Crashing down to reality
Javelin staff searched rural communities in Northern California, and even explored teaming up with sovereign Indigenous nations, Taylor says, as they sought regulatory freedom to enable their visions. The intense, earnest thought experiment eventually came crashing down to reality, however, and the Javelin team began to draw up a few different plans that could work with existing cities.
In one, they would partner with landowners in a handful of locations to construct dome-covered mixed-use neighborhoods filled with modular building units, flexible home financing models, self-driving transit vehicles, and delivery drones.
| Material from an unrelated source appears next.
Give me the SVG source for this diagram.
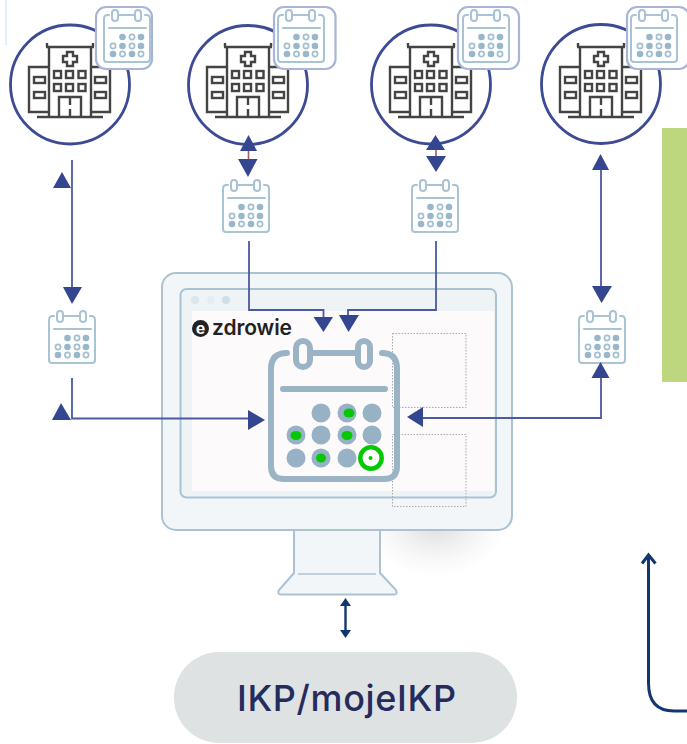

This, according to an internal document, would help Alphabet build excitement and “gauge city willingness to release regulatory control for innovative developments demanded by residents.”
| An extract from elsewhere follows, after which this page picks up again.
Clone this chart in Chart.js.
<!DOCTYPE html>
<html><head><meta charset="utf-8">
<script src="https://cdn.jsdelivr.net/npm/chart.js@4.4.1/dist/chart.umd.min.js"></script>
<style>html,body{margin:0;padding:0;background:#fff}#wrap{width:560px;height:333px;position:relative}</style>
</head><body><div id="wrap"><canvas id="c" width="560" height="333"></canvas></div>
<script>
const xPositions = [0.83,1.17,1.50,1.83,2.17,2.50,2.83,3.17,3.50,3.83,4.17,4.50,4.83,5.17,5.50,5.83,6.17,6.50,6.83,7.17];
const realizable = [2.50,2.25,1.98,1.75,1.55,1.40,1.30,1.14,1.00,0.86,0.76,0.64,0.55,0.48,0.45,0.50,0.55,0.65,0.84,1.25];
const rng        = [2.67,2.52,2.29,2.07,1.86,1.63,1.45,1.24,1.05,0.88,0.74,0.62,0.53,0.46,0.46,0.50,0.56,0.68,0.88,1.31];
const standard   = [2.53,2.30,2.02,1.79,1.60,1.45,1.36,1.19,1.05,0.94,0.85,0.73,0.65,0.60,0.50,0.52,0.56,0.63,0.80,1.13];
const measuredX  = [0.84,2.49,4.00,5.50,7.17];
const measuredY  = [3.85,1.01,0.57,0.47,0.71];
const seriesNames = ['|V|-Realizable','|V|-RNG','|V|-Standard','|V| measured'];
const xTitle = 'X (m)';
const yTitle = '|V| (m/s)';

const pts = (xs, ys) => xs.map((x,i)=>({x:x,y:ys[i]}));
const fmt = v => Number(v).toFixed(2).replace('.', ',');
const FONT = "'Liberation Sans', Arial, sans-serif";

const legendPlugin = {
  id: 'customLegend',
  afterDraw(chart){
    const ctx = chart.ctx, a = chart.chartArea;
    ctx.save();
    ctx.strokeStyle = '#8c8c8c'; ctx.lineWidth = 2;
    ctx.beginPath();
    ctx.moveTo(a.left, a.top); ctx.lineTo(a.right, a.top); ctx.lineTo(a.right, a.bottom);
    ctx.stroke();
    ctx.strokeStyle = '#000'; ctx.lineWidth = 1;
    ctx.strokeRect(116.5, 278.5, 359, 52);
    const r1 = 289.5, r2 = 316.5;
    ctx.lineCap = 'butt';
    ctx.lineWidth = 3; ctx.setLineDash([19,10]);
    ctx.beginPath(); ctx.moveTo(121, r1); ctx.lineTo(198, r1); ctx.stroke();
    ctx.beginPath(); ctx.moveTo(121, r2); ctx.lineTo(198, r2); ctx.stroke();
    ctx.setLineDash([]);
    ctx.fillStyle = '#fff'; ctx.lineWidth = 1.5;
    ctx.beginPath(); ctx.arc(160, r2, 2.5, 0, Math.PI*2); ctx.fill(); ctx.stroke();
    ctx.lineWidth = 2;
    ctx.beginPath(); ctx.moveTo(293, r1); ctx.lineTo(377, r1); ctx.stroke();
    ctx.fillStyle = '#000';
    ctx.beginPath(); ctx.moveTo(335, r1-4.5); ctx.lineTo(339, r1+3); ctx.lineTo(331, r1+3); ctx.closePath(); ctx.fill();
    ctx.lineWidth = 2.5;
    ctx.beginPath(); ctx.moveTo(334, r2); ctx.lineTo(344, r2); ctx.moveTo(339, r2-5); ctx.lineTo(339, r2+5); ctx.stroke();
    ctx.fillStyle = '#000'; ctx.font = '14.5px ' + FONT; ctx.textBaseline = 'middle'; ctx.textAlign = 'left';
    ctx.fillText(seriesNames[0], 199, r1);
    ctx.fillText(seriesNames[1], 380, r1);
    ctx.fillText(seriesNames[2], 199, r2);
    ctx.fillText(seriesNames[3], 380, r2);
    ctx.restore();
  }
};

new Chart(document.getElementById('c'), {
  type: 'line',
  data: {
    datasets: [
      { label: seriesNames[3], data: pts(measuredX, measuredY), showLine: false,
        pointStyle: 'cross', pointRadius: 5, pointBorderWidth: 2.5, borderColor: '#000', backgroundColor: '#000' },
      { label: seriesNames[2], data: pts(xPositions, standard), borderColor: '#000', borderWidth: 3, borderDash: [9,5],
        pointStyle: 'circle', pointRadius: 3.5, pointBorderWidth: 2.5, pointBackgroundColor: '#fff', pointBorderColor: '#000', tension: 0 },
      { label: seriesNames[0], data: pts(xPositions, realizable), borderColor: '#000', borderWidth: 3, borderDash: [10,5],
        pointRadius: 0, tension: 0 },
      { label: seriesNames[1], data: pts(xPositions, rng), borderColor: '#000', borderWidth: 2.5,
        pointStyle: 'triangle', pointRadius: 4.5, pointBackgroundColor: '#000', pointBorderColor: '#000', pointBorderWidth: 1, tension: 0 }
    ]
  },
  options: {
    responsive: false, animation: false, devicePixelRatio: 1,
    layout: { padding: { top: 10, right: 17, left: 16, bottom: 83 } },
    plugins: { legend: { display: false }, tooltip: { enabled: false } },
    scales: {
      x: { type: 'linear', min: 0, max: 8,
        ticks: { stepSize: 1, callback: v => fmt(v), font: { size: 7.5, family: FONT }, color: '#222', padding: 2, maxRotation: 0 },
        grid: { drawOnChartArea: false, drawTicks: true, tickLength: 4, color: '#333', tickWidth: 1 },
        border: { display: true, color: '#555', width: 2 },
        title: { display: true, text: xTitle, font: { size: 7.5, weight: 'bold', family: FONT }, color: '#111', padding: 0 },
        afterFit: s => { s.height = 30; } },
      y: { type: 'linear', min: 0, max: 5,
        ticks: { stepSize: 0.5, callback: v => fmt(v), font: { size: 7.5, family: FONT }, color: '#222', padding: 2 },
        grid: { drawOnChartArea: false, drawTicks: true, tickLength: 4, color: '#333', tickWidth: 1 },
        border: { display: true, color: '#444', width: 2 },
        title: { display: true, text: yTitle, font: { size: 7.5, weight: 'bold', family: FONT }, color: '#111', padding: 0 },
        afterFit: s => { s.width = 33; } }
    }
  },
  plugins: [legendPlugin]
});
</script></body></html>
In another plan, they would build out a network of suburbs, luring applicants with a bidding process—one that would ask municipalities to minimize zoning restrictions and building codes, create dedicated airspace for delivery drones, allow Google to handle building permits, and strip away landlord-tenant rules.
At another point, the Javelin team drafted up a loose vision for what a Google community or city might look like, framing its benefits around the economic fallout of the Great Recession and the rising cost of gas. Infrastructure should adapt to life, not the other way around, they argued. They proposed an individualist approach to transportation, in the spirit of the monorail pods Page had proposed for Ann Arbor in the ’90s, with autonomous vehicles that would shuttle people around at their whims.
Javelin didn’t let prescribed notions of how the world worked stop it from thinking big. The ideas weren’t just utopian—they were, as the company liked to describe the way it imprinted its proprietary blend of engineering and whimsy on the world, Googley. The team began hiring people to bring this Googley vision to cities. Soon enough, it was spun out into its own company. They called it Sidewalk Labs.